DeepSeek V3 scored 89.1 on MMLU, 78.3 on HumanEval, and 92.4 on GSM8K, placing it within the margin of error of OpenAI's GPT-4 Turbo on all three tests. The model uses a mixture-of-experts architecture with 671 billion total parameters but only 37 billion active during any given inference pass.
Cost Efficiency Is the Headline
The sparse architecture means DeepSeek V3 can run on far less hardware than dense models of comparable capability. API pricing is set at $0.27 per million input tokens and $1.10 per million output tokens — roughly 90% cheaper than GPT-4 Turbo's pricing at the time of comparison.
Liang Wenfeng, DeepSeek's founder and CEO, said the company trained V3 on a cluster of approximately 2,000 Nvidia H800 GPUs over two months. "Efficient architecture design matters more than brute-force compute scaling," Liang said in a blog post accompanying the release.
Industry Reaction
The release has generated significant discussion in the AI research community.

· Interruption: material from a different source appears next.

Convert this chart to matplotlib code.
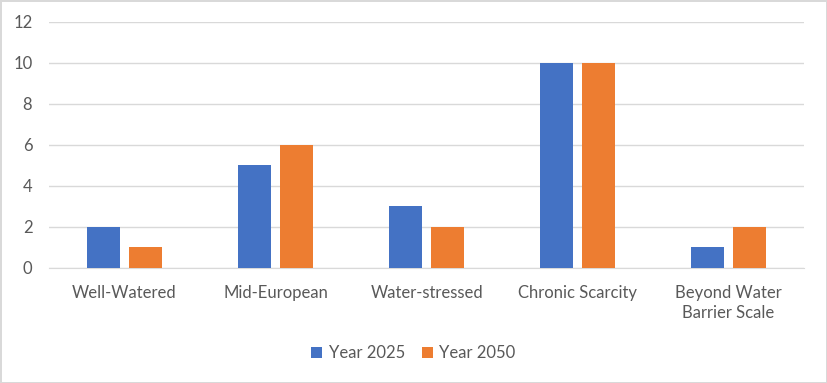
import matplotlib
matplotlib.use('Agg')
import matplotlib.pyplot as plt
import numpy as np

categories = ['Well-Watered', 'Mid-European', 'Water-stressed', 'Chronic Scarcity', 'Beyond Water\nBarrier Scale']
year_2025 = [2, 5, 3, 10, 1]
year_2050 = [1, 6, 2, 10, 2]

plt.rcParams['font.family'] = ['Lato', 'DejaVu Sans']
txt = '#595959'

fig = plt.figure(figsize=(8.27, 3.83), dpi=100)
fig.patch.set_edgecolor('#D9D9D9')
fig.patch.set_linewidth(2)
ax = fig.add_axes([0.0593, 0.3003, 0.913, 0.6423])

x = np.arange(len(categories))
w = 0.22
ax.bar(x - 0.14, year_2025, w, color='#4472C4', label='Year 2025', zorder=3)
ax.bar(x + 0.14, year_2050, w, color='#ED7D31', label='Year 2050', zorder=3)

ax.set_xlim(-0.5, len(categories) - 0.5)
ax.set_ylim(0, 12)
ax.set_yticks(range(0, 13, 2))
ax.yaxis.grid(True, color='#D9D9D9', linewidth=1, zorder=0)
for s in ['top', 'right', 'left']:
    ax.spines[s].set_visible(False)
ax.spines['bottom'].set_color('#D9D9D9')
ax.tick_params(axis='both', length=0, colors=txt, labelsize=12)
ax.tick_params(axis='y', pad=12)
ax.tick_params(axis='x', pad=12)
ax.set_xticks(x)
ax.set_xticklabels(categories, linespacing=1.35)

fig.legend(loc='center', bbox_to_anchor=(0.5, 0.078), ncol=2, frameon=False,
           fontsize=12, labelcolor=txt, handlelength=0.65, handleheight=0.65,
           columnspacing=1.0, handletextpad=0.4)

fig.savefig('out.png', dpi=100)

Andrej Karpathy, a former OpenAI researcher, posted on X that DeepSeek V3 "demonstrates that the gap between US and Chinese AI labs is narrower than many assumed."
Jim Fan, senior research scientist at Nvidia, noted that the mixture-of-experts approach "validates what many researchers have been saying — you don't need trillion-parameter dense models to get frontier performance." He added that the open release of model weights accelerates the entire field.
Regulatory Questions
DeepSeek V3's strong performance has renewed debate over US export controls on advanced GPUs to China. The company trained the model on H800 chips, a modified version of the H100 designed specifically to comply with export restrictions. Critics of the controls argue that Chinese labs are finding ways to achieve competitive results despite hardware limitations.
The Biden administration is reportedly reviewing whether additional restrictions on the H800 and similar chips are needed. Industry groups have warned that overly broad controls risk cutting US chipmakers out of the Chinese market without significantly slowing Chinese AI development.